In all, eight matches will be played here, six in the capital Dhaka and two in the port city Chittagong. Neighbors Sri Lanka and India share the hosting duties, with Mumbai having the honor of holding the final match.
Bangladesh is spending roughly $45 million on the event, which a spokesperson said involved the most "massive security operation in the history of Bangladesh." Over 2,000 policemen will be present at Sher-e-Bangla Cricket Stadium and surrounding roofs and roads will be cleared. The country's elite police forces, including the SWAT and RAB, will be present.

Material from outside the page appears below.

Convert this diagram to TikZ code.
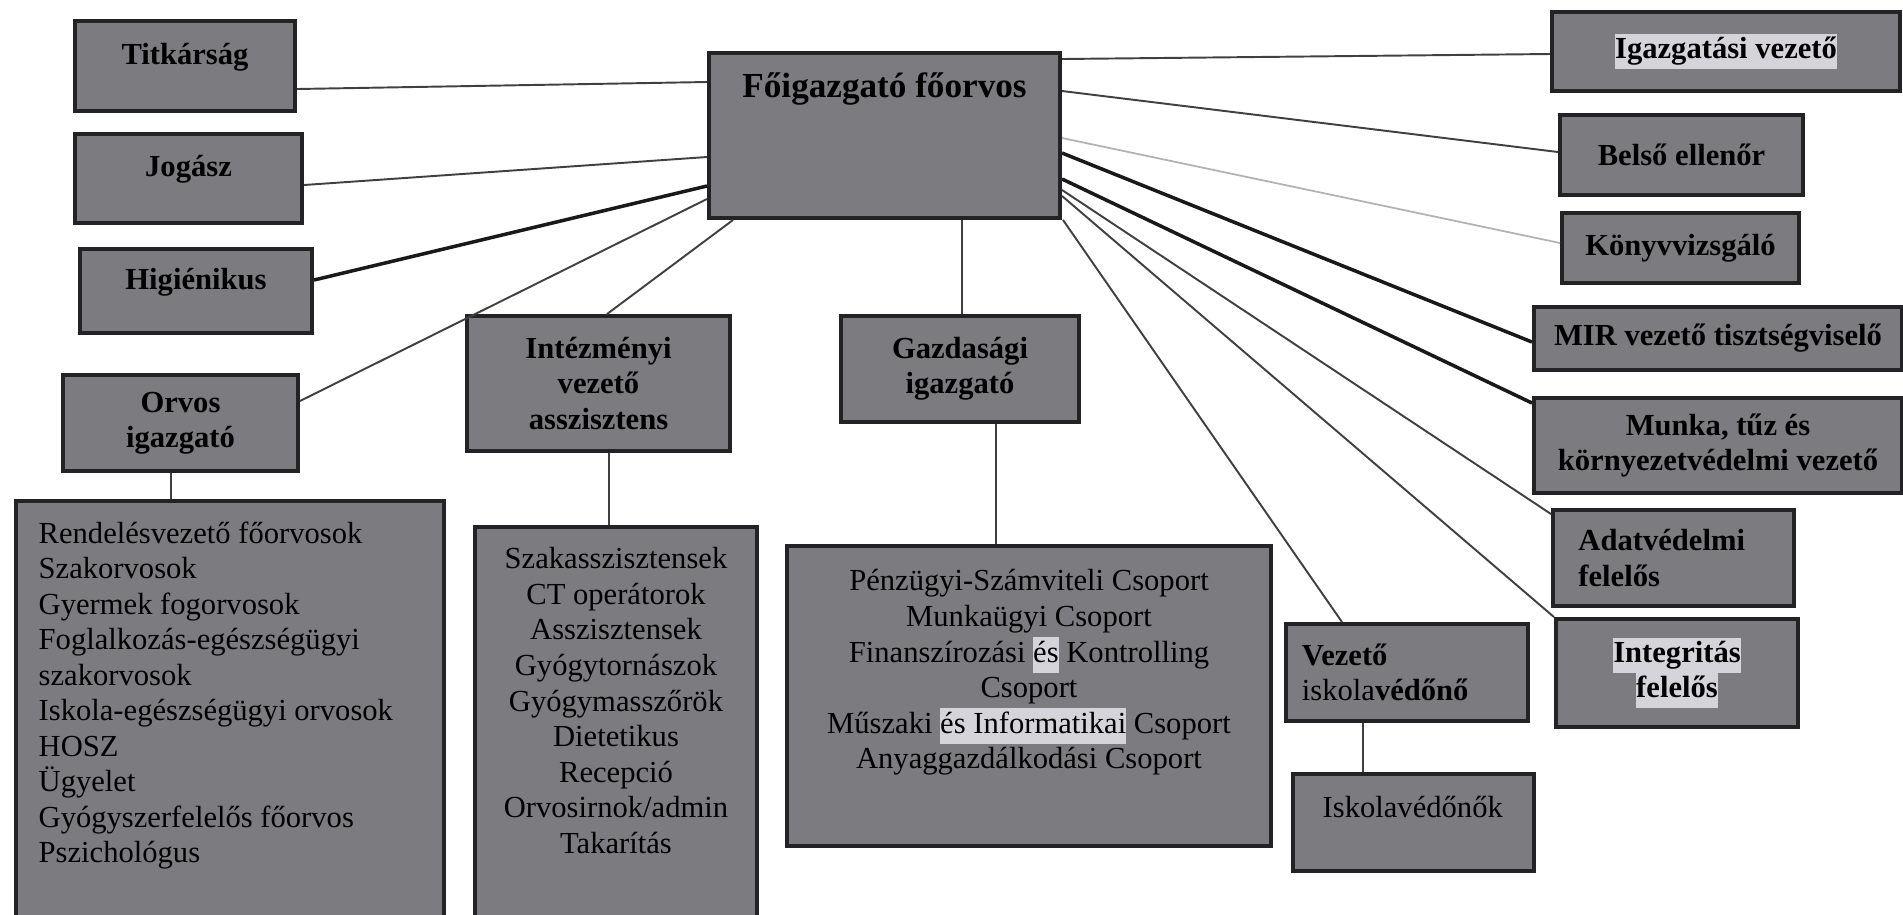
\documentclass[tikz,border=0pt]{standalone}
\usepackage{fontspec}
\setmainfont{Liberation Serif}
\usepackage{tikz}

\definecolor{boxgray}{RGB}{124,124,128}
\definecolor{boxline}{RGB}{35,35,38}
\definecolor{hlgray}{RGB}{212,212,218}
\newcommand{\unitfont}{\fontsize{8.7pt}{10pt}\selectfont}
\newcommand{\listfont}{\fontsize{8.7pt}{10.1pt}\selectfont}
\newcommand{\marktext}[1]{{\setlength{\fboxsep}{0pt}\colorbox{hlgray}{\strut #1}}}

\begin{document}
\begin{tikzpicture}
      [
        x=0.01cm, y=-0.01cm,
        unit/.style={draw=boxline, fill=boxgray, line width=1.1pt, inner sep=0pt, align=center, font=\unitfont\bfseries},
        raised/.style={text height=6pt, text depth=7pt},
        listtext/.style={inner sep=0pt, font=\listfont},
        link/.style={draw=black!75, line width=0.55pt},
        heavylink/.style={draw=black!90, line width=1pt},
        faintlink/.style={draw=black!30, line width=0.5pt}
      ]
      \useasboundingbox (0,0) rectangle (1903,914);
      \clip (0,0) rectangle (1903,914);
      % head
      \node [unit, minimum width=3.51cm, minimum height=1.65cm] (fo) at (884.5,135.5) {};
      \node [font=\fontsize{10pt}{12pt}\selectfont\bfseries] (fotxt) at (884.5,89) {Főigazgató főorvos};
      % left column
      \node [unit, raised, minimum width=2.20cm, minimum height=0.90cm] (tit) at (185,66) {Titkárság};
      \node [unit, raised, minimum width=2.27cm, minimum height=0.89cm] (jog) at (188.5,178.5) {Jogász};
      \node [unit, raised, minimum width=2.32cm, minimum height=0.84cm] (hig) at (196,291) {Higiénikus};
      \node [unit, minimum width=2.35cm, minimum height=0.96cm] (orv) at (180.5,423) {Orvos\\igazgató};
      \node [unit, minimum width=2.63cm, minimum height=1.35cm] (inte) at (598.5,383.5) {Intézményi\\vezető\\asszisztens};
      \node [unit, minimum width=2.38cm, minimum height=1.06cm] (gazd) at (960,369) {Gazdasági\\igazgató};
      % right column
      \node [unit, minimum width=3.48cm, minimum height=0.79cm] (igv) at (1726,51.5) {\marktext{Igazgatási vezető}};
      \node [unit, minimum width=2.43cm, minimum height=0.80cm] (bel) at (1681.5,155) {Belső ellenőr};
      \node [unit, minimum width=2.37cm, minimum height=0.70cm] (kon) at (1680.5,248) {Könyvvizsgáló};
      \node [unit, minimum width=3.68cm, minimum height=0.63cm] (mir) at (1718,338.5) {MIR vezető tisztségviselő};
      \node [unit, minimum width=3.68cm, minimum height=0.95cm] (mun) at (1718,445.5) {Munka, tűz és\\környezetvédelmi vezető};
      \node [unit, minimum width=2.41cm, minimum height=0.96cm, text width=1.9cm, align=left] (adat) at (1673.5,558) {Adatvédelmi\\felelős};
      \node [unit, minimum width=2.42cm, minimum height=1.08cm] (integ) at (1677,673) {\marktext{Integritás}\\\marktext{felelős}};
      \node [unit, minimum width=2.42cm, minimum height=0.97cm, text width=2.1cm, align=left] (vez) at (1407,672.5) {Vezető\\\textmd{iskola}védőnő};
      \node [unit, minimum width=2.41cm, minimum height=0.97cm] (isk) at (1413.5,822.5) {};
      \node [listtext, anchor=west] (isktxt) at (1322,807) {Iskolavédőnők};
      % staff lists
      \node [unit, minimum width=4.28cm, minimum height=4.29cm] (orvlist) at (230,715.5) {};
      \node [listtext, anchor=north west, align=left] (orvtxt) at (38,521) {Rendelésvezető főorvosok\\Szakorvosok\\Gyermek fogorvosok\\Foglalkozás-egészségügyi\\szakorvosok\\Iskola-egészségügyi orvosok\\HOSZ\\Ügyelet\\Gyógyszerfelelős főorvos\\Pszichológus};
      \node [unit, minimum width=2.82cm, minimum height=4.03cm] (szlist) at (616,728.5) {};
      \node [listtext, anchor=north, align=center] (sztxt) at (616,547) {Szakasszisztensek\\CT operátorok\\Asszisztensek\\Gyógytornászok\\Gyógymasszőrök\\Dietetikus\\Recepció\\Orvosirnok/admin\\Takarítás};
      \node [unit, minimum width=4.84cm, minimum height=3.00cm] (penz) at (1029,696) {};
      \node [listtext, anchor=north, align=center] (penztxt) at (1029,569) {Pénzügyi-Számviteli Csoport\\Munkaügyi Csoport\\Finanszírozási \marktext{és} Kontrolling\\Csoport\\Műszaki \marktext{és Informatikai} Csoport\\Anyaggazdálkodási Csoport};
      % links to the left
      \draw [link] (tit.east |- 0,89) -- (fo.west |- 0,82);
      \draw [link] (jog.east |- 0,185) -- (fo.west |- 0,157);
      \draw [heavylink] (hig.east |- 0,280) -- (fo.west |- 0,186);
      \draw [link] (orv.east |- 0,401) -- (fo.west |- 0,199);
      \draw [link] (607,0 |- inte.north) -- (733,0 |- fo.south);
      % links to the right
      \draw [link] (fo.east |- 0,59) -- (igv.west |- 0,54);
      \draw [link] (fo.east |- 0,91) -- (bel.west |- 0,152);
      \draw [faintlink] (fo.east |- 0,138) -- (kon.west |- 0,243);
      \draw [heavylink] (fo.east |- 0,153) -- (mir.west |- 0,342);
      \draw [heavylink] (fo.east |- 0,179) -- (mun.west |- 0,403);
      \draw [link] (fo.east |- 0,190) -- (adat.west |- 0,514);
      \draw [link] (fo.east |- 0,196) -- (integ.north west);
      \draw [link] (1063,0 |- fo.south) -- (1342,0 |- vez.north);
      % links downwards
      \draw [link] (962,0 |- fo.south) -- (962,0 |- gazd.north);
      \draw [link] (171,0 |- orv.south) -- (171,0 |- orvlist.north);
      \draw [link] (609,0 |- inte.south) -- (609,0 |- szlist.north);
      \draw [link] (996,0 |- gazd.south) -- (996,0 |- penz.north);
      \draw [link] (1363,0 |- vez.south) -- (1363,0 |- isk.north);
    \end{tikzpicture}
\end{document}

Dhaka is busy with the finishing touches. Two weeks before the first match, a visit to Sher-e-Bangla Cricket Stadium revealed workers applying a final dose of paint to the banisters and groundskeepers mowing the lawns. The stadium is small by international standards, seating only 25,000, and the limited number of tickets has been a sore point here. The Bangladesh Cricket Board gave away 10,000 seats per match to government officials, VIPs and the ICC, leaving the country's millions of cricket fans to vie for the remaining 15,000. Hopefuls queued for as long as three days for tickets, and many left empty-handed.
But if the scarceness of tickets has dampened enthusiasm, it is hard to tell. Games will be displayed on giant screens throughout Dhaka, Chittagong and the country's 64 districts. With the opening match between Bangladesh and rival India, expect much of the country to be watching.